Many individuals who contact me want to talk through the subject and feasibility of a career transition. They seek perspective on whether the feelings and experiences they currently have toward their work indicate that a change in job or profession may indeed be necessary.
Career transitions are certainly growing in frequency. For young adults in particular, career transitions will simply be a reality of their “career paths.” But regardless of our stage in life, career transitions present us with practicalities to sort through, multiple decisions to make, and a wide range of emotions to navigate as we step into change.
Career transitions can be a deliberate choice. We may seek out new professional experiences, we may look forward to change, learning new skills, and having opportunities to express our capacities in different environments.
Career transitions can also feel inevitable. We may have simply outgrown our jobs. Or opportunities to advance and move into new roles are no longer possible in our current work environment.
Still other career transitions can be imposed on us, the result of job loss. The abrupt change and additional stress can be especially destabilizing.
Reflecting on work
I want to share 4 topics of reflection, each of which has come up in conversation with clients as they contemplate whether a career transition may be necessary and whether they are ready to embark on one.
Lack of structure and support
Until we are actively engaged in a job or career, until we have direct work experience, we rarely reflect on the amount of structure and/or support we may need or want around us.
Structure and support can mean different things depending on the individual and the nature of the work.
Some of us are quite comfortable with minimal structure, we flourish designing and organizing how and when we do things. We enjoy having different responsibilities and can confidently navigate frequent changes on any given workday.
Others of us require, and flourish equally well, within more structured environments. We want regular work hours; we want clarity and consistency in our role(s) and responsibilities. Within a well-structured work environment, we feel engaged and confident in our abilities and our contributions.
I have often listened to clients who feel lost in their work environments because of inadequate structure and support. For these individuals, the lack of structure and support casts their talents and skills adrift and over time they begin to feel less engaged, less confident, and less committed to their jobs.
Unintentional versus intentional career choices
I have listened to clients who describe their initial career choice as “unintentional.” Their choice of study or training had seemed like the most practical at the time, friends were entering the same University or College program, they had heard that a specific job or professional field was financially stable or a “good career option.”
Years later with more experience(s), perspective, development of expertise, and expansion of their skill set, the original unintentional career choice no longer looks or feels the same.
Overtime we may no longer relate to our work in the same way. We may feel less personally connected to our work. We may begin to feel unfulfilled.

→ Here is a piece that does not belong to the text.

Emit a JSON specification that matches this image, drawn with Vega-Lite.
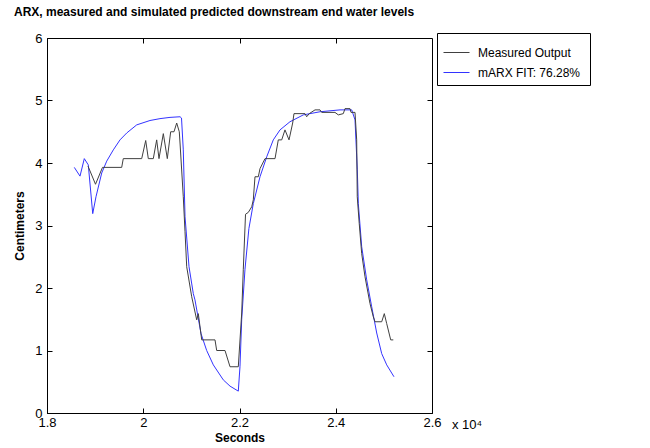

Indeed, as we change, as our perspectives change or as we develop new interests, our skills and expertise can sometimes expand beyond the scope of our jobs. We may also feel the need for more flexibility in our work and careers to balance the movement and expansion of our lives away from work.
At that point we may begin to contemplate making an intentional career choice, one that considers our present realities, livelihoods, developing capacities, and values.
Challenging work environments
We know that work environments are not created equal; some are far more challenging than others.
Jobs can have unpredictable hours, inconsistent demands. Work can be highly stressful and/or physically demanding. It can be beyond the training provided to us.
Work in which we are not sufficiently trained, or work where we receive minimal support, can present any number of consequences from lack of confidence in our abilities, to growing disengagement, and/or experiences of unmanageable stress and burnout.
It is impossible to foresee at what point a challenging work environment is simply too much for us. A career transition may be necessary when the physical challenges and/or the stress of a job impede our skills, disrupt our capacity to do the job, and negatively impact the personal satisfaction we get from our work.
The shifting meaning and value of our work
The meaning work holds for us shifts at different stages of our lives.
At one stage of our lives work can mean personal and financial stability, at another it can be a satisfying marker of expertise and personal success. At another stage we may want work that allows for more balance with other areas of our lives. And at still other stages we may want work that aligns with our values and as such we may want to seek out work that feels purposeful and is centered around contribution.
At any one of these stages, we may both want and be willing to seek out new jobs and careers.
What resonates for you in these 4 topics of reflection?